I’ve solved entire recurrence here check it.
i understood the derivation brother but if i want to instinctively get a logic, i cant understand why +1 comes. so in simple terms, i understand that for each month it gets doubled so after k+1 months its value will be 2^(k+1) * x and then because the wardrobe eats 1 candy after each month , after k+1 months the loss would be 2^k (after 1st month loss is 2^0, after 2nd loss is 2^1, after k+1 months loss is 2^k). Till this its fine. but here since we also counted loss for last month, we need to again nullify the loss separately. but how is it 1 ?
I don’t understand this. I mean after each month he consumes one candy so how are these powers of 2 showing up ?
Also I don’t get where have you considered the notion of probability in this intuitive approach ?
thanks, got it now.
x0 = initial value ,i have taken 4 here
4
/ \
7 8
/ \ / \
13 14 15 16
x = sum of last level
k = total number of levels
answer = 2 * x / number_of_nodes at last level
ans = 2 * x/ pow(2, k - 1)
now find left which is 13 here let say ‘a’ and right say ‘b’

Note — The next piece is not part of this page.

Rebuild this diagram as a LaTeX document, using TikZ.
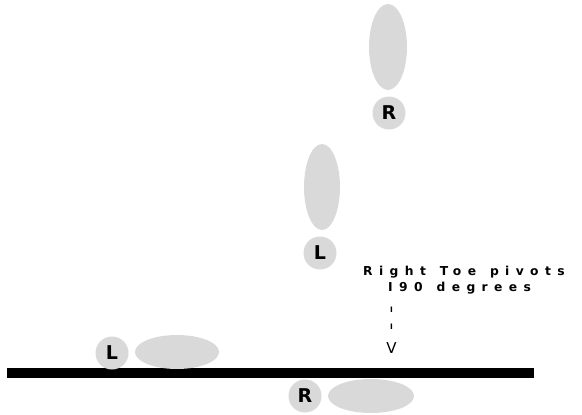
\documentclass[tikz,border=0pt]{standalone}
\usepackage{fontspec}
\setmainfont{DejaVu Sans}
\newfontfamily\spaced[LetterSpace=52,WordSpace=1.3]{DejaVu Sans}
\begin{document}
\begin{tikzpicture}[x=1pt,y=-1pt,
  pad/.style={fill=black!15,draw=none},
  footlabel/.style={circle,fill=black!15,minimum size=33pt,inner sep=0pt,font=\bfseries\fontsize{19}{19}\selectfont},
  caption/.style={inner sep=0pt,anchor=base west,font=\spaced\bfseries\fontsize{12.3}{13}\selectfont},
  tick/.style={inner sep=0pt,anchor=base,font=\bfseries\fontsize{7.5}{8}\selectfont},
  tip/.style={inner sep=0pt,anchor=base,font=\fontsize{15}{15}\selectfont}]
\useasboundingbox (0,0) rectangle (582,415);
% ground line
\fill (7,368) rectangle (534,378);
% right foot, top
\fill[pad] (388,47) ellipse [x radius=19, y radius=43];
\node[footlabel] (r1) at (389,113) {R};
% left foot, middle
\fill[pad] (322,187) ellipse [x radius=18, y radius=43];
\node[footlabel] (l1) at (320,253) {L};
% left foot on the line
\node[footlabel] (l2) at (112,353) {L};
\fill[pad] (177,352) ellipse [x radius=42, y radius=17];
% right foot under the line
\node[footlabel] (r2) at (305,396) {R};
\fill[pad] (371,396) ellipse [x radius=43, y radius=17];
% note with its dashed pointer
\node[caption] (t1) at (363,275) {Right Toe pivots};
\node[caption] (t2) at (388,291) {I90 degrees};
\node[tick] (d1) at (391.5,312) {I};
\node[tick] (d2) at (391.5,329) {I};
\node[tip] (v) at (391.5,353) {V};
\end{tikzpicture}
\end{document}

the x = (a + b) * (b - a + 1)/2
is this correct ?
please check it
I think I am wrong about the logic of 2^k and +1.
Can you please tell if the formula 2^(k+1)*x - 2^(k) + 1 can be intuitivly derived. Like 2^(k+1)x comes logically because after k+1 months it got x2^(k+1). Similarly is it possible to tell for other 2 terms because it is difficult to solve recurrence relations during contest and it does not come intuitivly
\displaystyle\ E[X_{K+1}]=\frac{2^{2K}-\frac{(2^K-1)2^K}{2}}{2^{K-1}}
This is the correct answer in it’s unsimplified form from the approach you’re trying. I think your answer is somewhat similar but not exactly correct.
Sorry but I don’t really think there’s an entirely intuitive way to get around it but you can try making the tree of all possible values and then take the weighted average if the leaf nodes. That will also get you the same answer. That approach is more easier to come up with if you’re not good with solving recurrence relations.